Return all of the data exactly as written, without the pictures.

::: The data :::

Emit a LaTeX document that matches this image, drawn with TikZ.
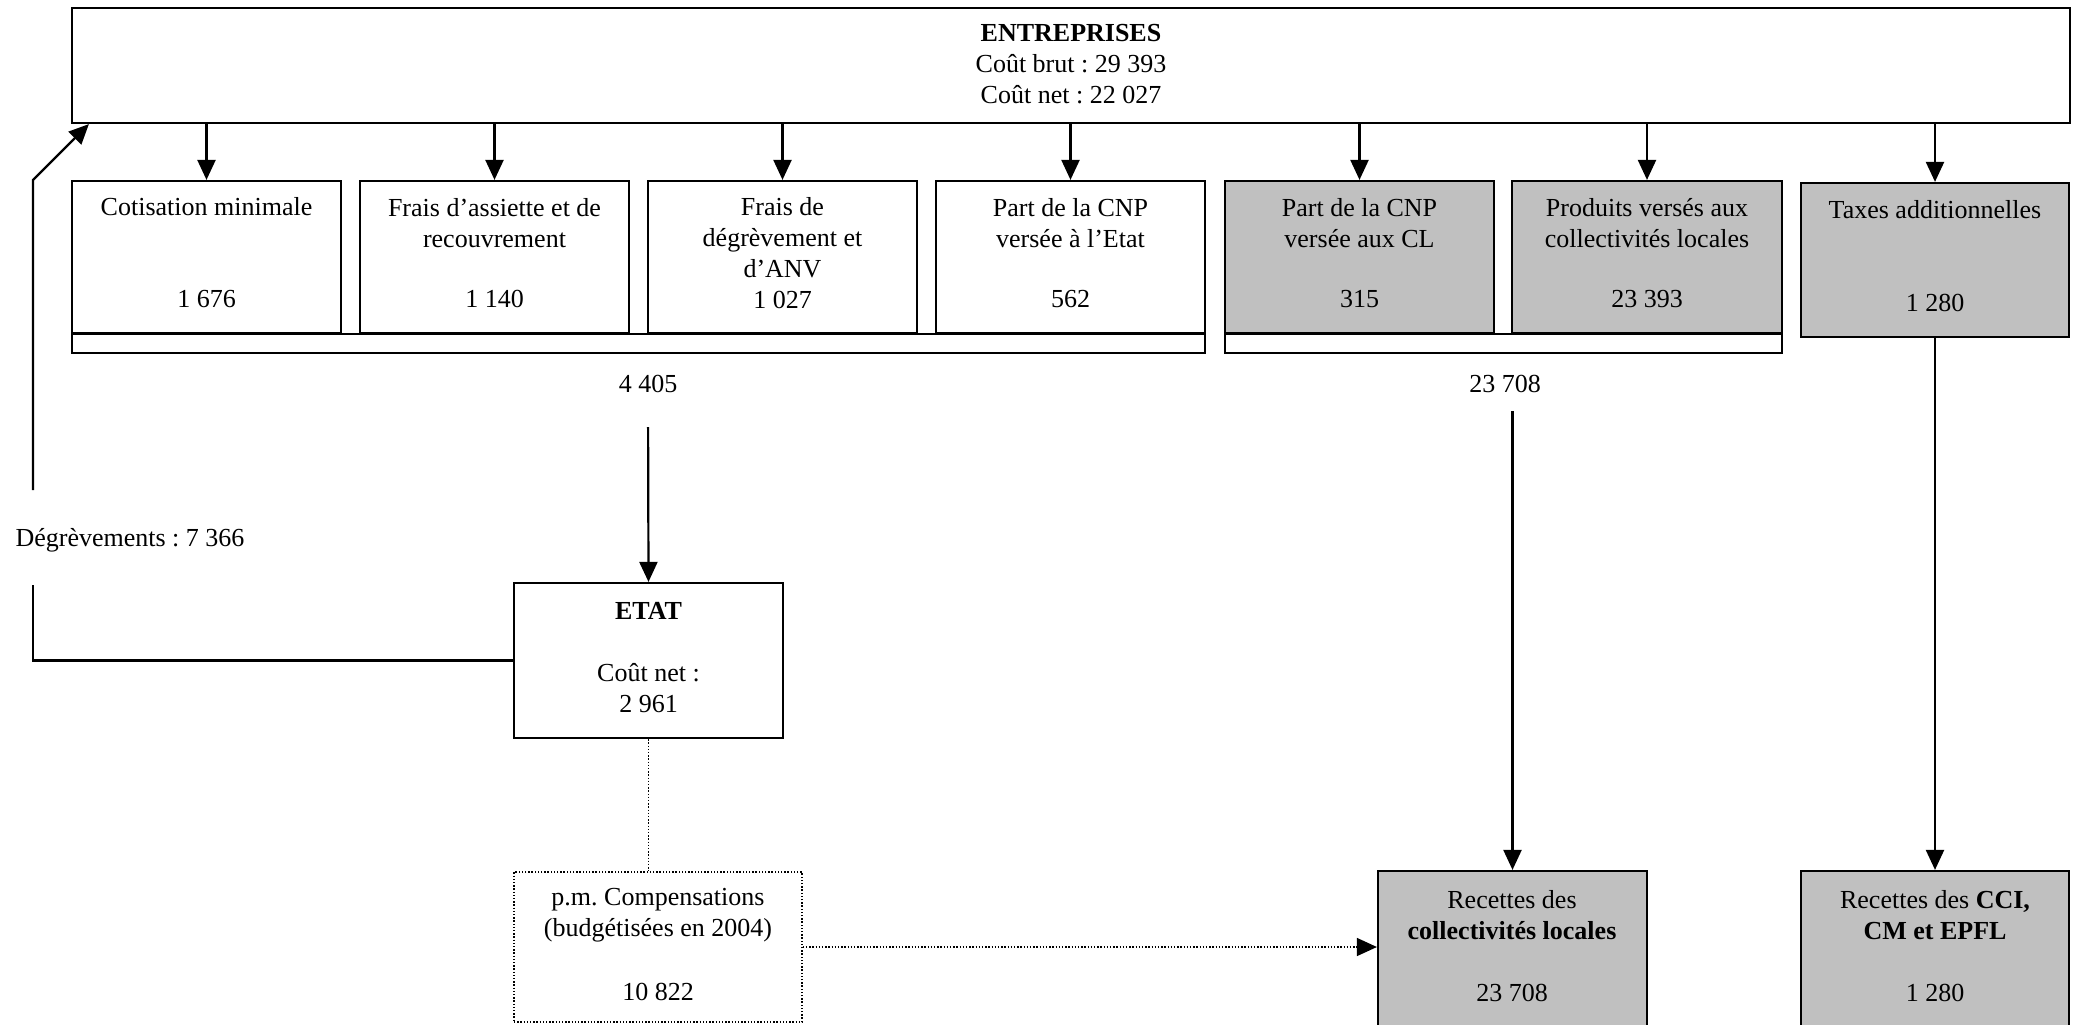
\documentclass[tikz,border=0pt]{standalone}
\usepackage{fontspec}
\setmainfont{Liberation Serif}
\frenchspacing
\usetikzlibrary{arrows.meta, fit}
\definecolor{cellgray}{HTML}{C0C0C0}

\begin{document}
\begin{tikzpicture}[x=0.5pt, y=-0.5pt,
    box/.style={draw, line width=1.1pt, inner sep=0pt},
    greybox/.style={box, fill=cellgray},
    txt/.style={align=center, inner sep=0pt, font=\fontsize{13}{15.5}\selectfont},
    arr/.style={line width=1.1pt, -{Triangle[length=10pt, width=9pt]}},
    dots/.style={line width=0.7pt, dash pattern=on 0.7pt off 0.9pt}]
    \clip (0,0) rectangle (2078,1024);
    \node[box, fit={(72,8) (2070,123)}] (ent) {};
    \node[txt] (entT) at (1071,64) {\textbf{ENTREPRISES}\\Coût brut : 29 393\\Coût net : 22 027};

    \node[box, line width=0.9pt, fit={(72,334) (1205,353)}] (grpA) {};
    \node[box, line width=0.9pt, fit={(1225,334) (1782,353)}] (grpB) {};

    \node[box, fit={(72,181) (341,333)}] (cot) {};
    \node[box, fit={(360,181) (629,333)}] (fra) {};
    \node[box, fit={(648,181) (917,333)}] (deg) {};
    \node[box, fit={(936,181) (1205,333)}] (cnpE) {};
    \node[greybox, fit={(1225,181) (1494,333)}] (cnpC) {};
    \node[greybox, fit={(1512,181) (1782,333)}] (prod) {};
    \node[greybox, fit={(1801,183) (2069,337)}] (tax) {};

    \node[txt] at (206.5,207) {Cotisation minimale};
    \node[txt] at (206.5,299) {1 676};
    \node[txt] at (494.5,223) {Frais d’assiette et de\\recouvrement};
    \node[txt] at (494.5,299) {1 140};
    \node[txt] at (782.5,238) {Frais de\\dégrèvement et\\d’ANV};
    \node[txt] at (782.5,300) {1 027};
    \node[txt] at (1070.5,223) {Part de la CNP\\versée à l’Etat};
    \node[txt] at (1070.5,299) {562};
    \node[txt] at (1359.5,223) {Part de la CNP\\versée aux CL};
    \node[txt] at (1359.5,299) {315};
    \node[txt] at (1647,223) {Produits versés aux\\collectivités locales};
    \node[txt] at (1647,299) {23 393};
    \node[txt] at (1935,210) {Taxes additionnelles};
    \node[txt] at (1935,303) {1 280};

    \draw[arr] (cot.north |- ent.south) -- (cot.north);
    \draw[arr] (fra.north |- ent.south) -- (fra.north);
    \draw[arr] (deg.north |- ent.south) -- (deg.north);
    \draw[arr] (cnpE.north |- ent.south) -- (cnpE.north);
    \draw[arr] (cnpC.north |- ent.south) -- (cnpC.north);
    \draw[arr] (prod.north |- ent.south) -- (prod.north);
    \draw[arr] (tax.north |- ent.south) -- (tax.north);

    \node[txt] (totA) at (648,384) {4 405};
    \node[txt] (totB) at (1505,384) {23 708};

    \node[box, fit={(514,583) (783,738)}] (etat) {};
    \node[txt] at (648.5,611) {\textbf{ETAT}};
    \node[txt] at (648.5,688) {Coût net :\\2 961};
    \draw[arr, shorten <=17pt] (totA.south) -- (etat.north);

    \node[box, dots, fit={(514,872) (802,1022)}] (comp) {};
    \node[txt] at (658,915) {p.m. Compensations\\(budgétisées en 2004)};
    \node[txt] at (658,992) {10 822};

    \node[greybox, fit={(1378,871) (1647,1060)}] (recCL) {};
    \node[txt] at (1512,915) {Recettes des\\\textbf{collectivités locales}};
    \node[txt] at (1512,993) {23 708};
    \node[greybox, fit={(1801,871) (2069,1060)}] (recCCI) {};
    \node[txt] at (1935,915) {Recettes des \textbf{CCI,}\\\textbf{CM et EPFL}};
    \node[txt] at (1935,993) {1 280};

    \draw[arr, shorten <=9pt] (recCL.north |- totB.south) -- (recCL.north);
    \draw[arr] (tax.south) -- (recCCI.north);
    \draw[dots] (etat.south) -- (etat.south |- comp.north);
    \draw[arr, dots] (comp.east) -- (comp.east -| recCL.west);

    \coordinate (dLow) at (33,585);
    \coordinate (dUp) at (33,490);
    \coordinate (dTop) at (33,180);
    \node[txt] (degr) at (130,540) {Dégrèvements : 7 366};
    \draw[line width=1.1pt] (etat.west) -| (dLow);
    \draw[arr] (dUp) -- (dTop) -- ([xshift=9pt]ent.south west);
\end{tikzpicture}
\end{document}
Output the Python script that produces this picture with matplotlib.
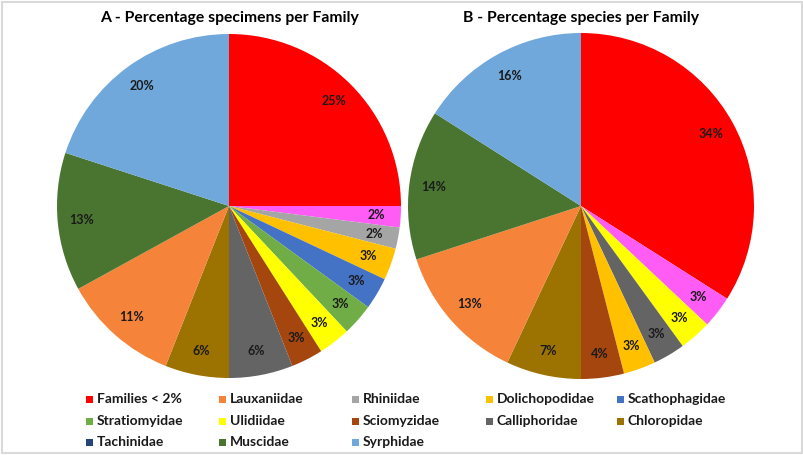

:::

- **Written response**:
Emit a LaTeX document that matches this image, drawn with TikZ.
\documentclass[tikz,border=0pt]{standalone}
\usepackage{fontspec}
\setmainfont{Liberation Serif}
\frenchspacing
\usetikzlibrary{arrows.meta, fit}
\definecolor{cellgray}{HTML}{C0C0C0}

\begin{document}
\begin{tikzpicture}[x=0.5pt, y=-0.5pt,
    box/.style={draw, line width=1.1pt, inner sep=0pt},
    greybox/.style={box, fill=cellgray},
    txt/.style={align=center, inner sep=0pt, font=\fontsize{13}{15.5}\selectfont},
    arr/.style={line width=1.1pt, -{Triangle[length=10pt, width=9pt]}},
    dots/.style={line width=0.7pt, dash pattern=on 0.7pt off 0.9pt}]
    \clip (0,0) rectangle (2078,1024);
    \node[box, fit={(72,8) (2070,123)}] (ent) {};
    \node[txt] (entT) at (1071,64) {\textbf{ENTREPRISES}\\Coût brut : 29 393\\Coût net : 22 027};

    \node[box, line width=0.9pt, fit={(72,334) (1205,353)}] (grpA) {};
    \node[box, line width=0.9pt, fit={(1225,334) (1782,353)}] (grpB) {};

    \node[box, fit={(72,181) (341,333)}] (cot) {};
    \node[box, fit={(360,181) (629,333)}] (fra) {};
    \node[box, fit={(648,181) (917,333)}] (deg) {};
    \node[box, fit={(936,181) (1205,333)}] (cnpE) {};
    \node[greybox, fit={(1225,181) (1494,333)}] (cnpC) {};
    \node[greybox, fit={(1512,181) (1782,333)}] (prod) {};
    \node[greybox, fit={(1801,183) (2069,337)}] (tax) {};

    \node[txt] at (206.5,207) {Cotisation minimale};
    \node[txt] at (206.5,299) {1 676};
    \node[txt] at (494.5,223) {Frais d’assiette et de\\recouvrement};
    \node[txt] at (494.5,299) {1 140};
    \node[txt] at (782.5,238) {Frais de\\dégrèvement et\\d’ANV};
    \node[txt] at (782.5,300) {1 027};
    \node[txt] at (1070.5,223) {Part de la CNP\\versée à l’Etat};
    \node[txt] at (1070.5,299) {562};
    \node[txt] at (1359.5,223) {Part de la CNP\\versée aux CL};
    \node[txt] at (1359.5,299) {315};
    \node[txt] at (1647,223) {Produits versés aux\\collectivités locales};
    \node[txt] at (1647,299) {23 393};
    \node[txt] at (1935,210) {Taxes additionnelles};
    \node[txt] at (1935,303) {1 280};

    \draw[arr] (cot.north |- ent.south) -- (cot.north);
    \draw[arr] (fra.north |- ent.south) -- (fra.north);
    \draw[arr] (deg.north |- ent.south) -- (deg.north);
    \draw[arr] (cnpE.north |- ent.south) -- (cnpE.north);
    \draw[arr] (cnpC.north |- ent.south) -- (cnpC.north);
    \draw[arr] (prod.north |- ent.south) -- (prod.north);
    \draw[arr] (tax.north |- ent.south) -- (tax.north);

    \node[txt] (totA) at (648,384) {4 405};
    \node[txt] (totB) at (1505,384) {23 708};

    \node[box, fit={(514,583) (783,738)}] (etat) {};
    \node[txt] at (648.5,611) {\textbf{ETAT}};
    \node[txt] at (648.5,688) {Coût net :\\2 961};
    \draw[arr, shorten <=17pt] (totA.south) -- (etat.north);

    \node[box, dots, fit={(514,872) (802,1022)}] (comp) {};
    \node[txt] at (658,915) {p.m. Compensations\\(budgétisées en 2004)};
    \node[txt] at (658,992) {10 822};

    \node[greybox, fit={(1378,871) (1647,1060)}] (recCL) {};
    \node[txt] at (1512,915) {Recettes des\\\textbf{collectivités locales}};
    \node[txt] at (1512,993) {23 708};
    \node[greybox, fit={(1801,871) (2069,1060)}] (recCCI) {};
    \node[txt] at (1935,915) {Recettes des \textbf{CCI,}\\\textbf{CM et EPFL}};
    \node[txt] at (1935,993) {1 280};

    \draw[arr, shorten <=9pt] (recCL.north |- totB.south) -- (recCL.north);
    \draw[arr] (tax.south) -- (recCCI.north);
    \draw[dots] (etat.south) -- (etat.south |- comp.north);
    \draw[arr, dots] (comp.east) -- (comp.east -| recCL.west);

    \coordinate (dLow) at (33,585);
    \coordinate (dUp) at (33,490);
    \coordinate (dTop) at (33,180);
    \node[txt] (degr) at (130,540) {Dégrèvements : 7 366};
    \draw[line width=1.1pt] (etat.west) -| (dLow);
    \draw[arr] (dUp) -- (dTop) -- ([xshift=9pt]ent.south west);
\end{tikzpicture}
\end{document}
Output the Python script that produces this picture with matplotlib.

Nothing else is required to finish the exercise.